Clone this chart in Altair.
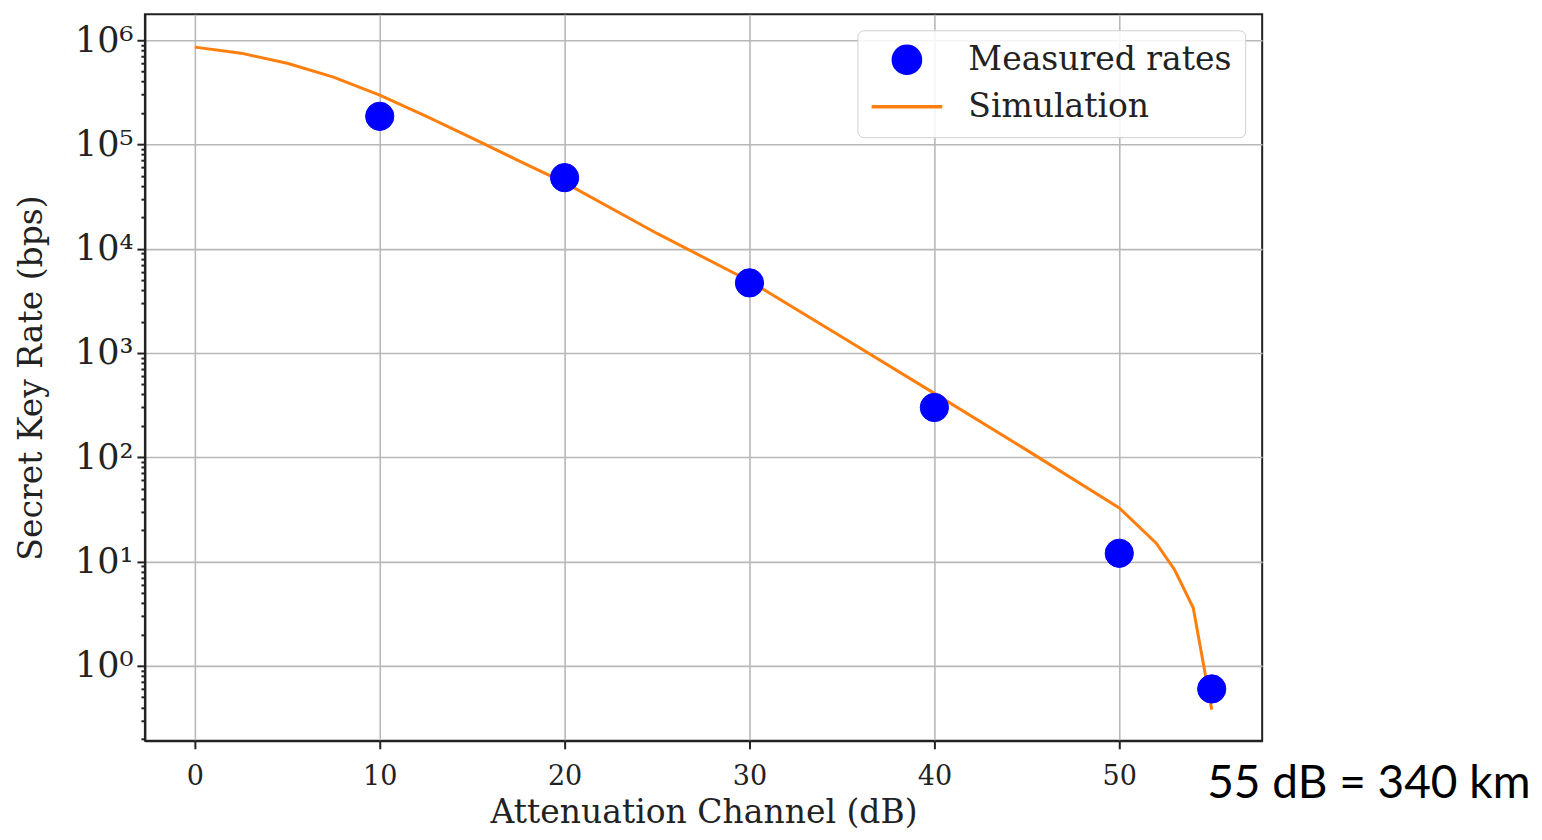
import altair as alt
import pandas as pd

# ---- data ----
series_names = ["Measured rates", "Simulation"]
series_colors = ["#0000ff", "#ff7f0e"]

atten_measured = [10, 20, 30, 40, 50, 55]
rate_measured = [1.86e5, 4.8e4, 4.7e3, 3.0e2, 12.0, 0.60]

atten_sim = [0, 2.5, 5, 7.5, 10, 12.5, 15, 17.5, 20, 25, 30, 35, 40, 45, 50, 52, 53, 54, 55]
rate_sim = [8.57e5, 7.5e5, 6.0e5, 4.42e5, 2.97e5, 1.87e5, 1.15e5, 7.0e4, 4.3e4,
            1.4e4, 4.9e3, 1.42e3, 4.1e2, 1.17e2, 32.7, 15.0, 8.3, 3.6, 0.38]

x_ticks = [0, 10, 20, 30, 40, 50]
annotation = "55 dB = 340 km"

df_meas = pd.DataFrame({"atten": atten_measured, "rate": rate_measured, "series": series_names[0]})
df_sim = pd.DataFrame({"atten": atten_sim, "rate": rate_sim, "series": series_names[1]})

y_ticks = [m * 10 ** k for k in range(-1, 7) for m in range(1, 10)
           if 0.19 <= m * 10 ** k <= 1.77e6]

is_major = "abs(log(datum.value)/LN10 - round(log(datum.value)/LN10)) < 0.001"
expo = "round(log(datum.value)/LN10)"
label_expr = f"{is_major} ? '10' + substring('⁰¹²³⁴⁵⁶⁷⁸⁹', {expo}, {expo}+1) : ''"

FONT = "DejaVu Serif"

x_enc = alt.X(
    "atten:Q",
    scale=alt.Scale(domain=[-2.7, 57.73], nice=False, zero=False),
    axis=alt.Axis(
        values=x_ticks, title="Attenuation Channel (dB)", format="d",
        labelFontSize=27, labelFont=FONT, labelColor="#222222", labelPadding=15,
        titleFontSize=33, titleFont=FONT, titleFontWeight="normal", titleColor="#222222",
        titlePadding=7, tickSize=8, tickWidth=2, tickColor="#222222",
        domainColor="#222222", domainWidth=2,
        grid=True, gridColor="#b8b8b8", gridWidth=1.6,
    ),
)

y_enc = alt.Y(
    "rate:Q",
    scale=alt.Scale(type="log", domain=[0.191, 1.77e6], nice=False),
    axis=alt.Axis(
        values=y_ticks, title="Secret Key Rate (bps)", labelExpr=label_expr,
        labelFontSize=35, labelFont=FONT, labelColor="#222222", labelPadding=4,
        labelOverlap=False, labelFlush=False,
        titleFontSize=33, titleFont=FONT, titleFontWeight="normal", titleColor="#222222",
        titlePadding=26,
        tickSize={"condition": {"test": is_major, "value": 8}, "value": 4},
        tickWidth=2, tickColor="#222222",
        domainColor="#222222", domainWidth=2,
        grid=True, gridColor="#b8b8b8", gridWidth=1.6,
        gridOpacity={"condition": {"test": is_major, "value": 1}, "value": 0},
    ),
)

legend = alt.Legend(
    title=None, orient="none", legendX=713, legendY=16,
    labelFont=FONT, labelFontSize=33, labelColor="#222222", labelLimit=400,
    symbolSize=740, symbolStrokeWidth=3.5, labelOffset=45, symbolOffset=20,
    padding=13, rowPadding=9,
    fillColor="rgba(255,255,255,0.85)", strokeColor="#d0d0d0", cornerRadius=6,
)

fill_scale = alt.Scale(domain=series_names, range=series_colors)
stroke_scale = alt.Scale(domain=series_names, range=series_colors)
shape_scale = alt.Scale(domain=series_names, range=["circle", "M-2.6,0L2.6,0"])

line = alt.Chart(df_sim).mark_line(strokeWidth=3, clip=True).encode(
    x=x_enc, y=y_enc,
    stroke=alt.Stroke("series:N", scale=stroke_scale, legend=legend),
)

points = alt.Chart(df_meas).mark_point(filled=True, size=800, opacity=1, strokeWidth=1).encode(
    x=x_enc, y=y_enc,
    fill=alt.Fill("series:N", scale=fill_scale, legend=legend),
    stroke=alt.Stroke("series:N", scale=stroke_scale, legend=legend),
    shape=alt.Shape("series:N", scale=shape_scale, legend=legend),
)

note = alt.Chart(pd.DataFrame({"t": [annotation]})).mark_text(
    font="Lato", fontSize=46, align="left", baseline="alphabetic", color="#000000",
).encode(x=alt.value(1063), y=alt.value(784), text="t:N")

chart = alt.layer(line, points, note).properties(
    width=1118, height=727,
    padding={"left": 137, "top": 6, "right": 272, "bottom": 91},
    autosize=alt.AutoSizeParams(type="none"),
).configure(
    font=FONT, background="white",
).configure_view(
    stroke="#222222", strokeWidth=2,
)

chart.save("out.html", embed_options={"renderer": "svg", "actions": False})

## To do
Begin at the top of the material above and output each line exactly, stopping after the line that holds "rate_measured = [1.86e5, 4.8e4, 4.7e3, 3.0e2, 12.0, 0.60]". Leave out pictures.

## Exercise result
Clone this chart in Altair.
import altair as alt
import pandas as pd

# ---- data ----
series_names = ["Measured rates", "Simulation"]
series_colors = ["#0000ff", "#ff7f0e"]

atten_measured = [10, 20, 30, 40, 50, 55]
rate_measured = [1.86e5, 4.8e4, 4.7e3, 3.0e2, 12.0, 0.60]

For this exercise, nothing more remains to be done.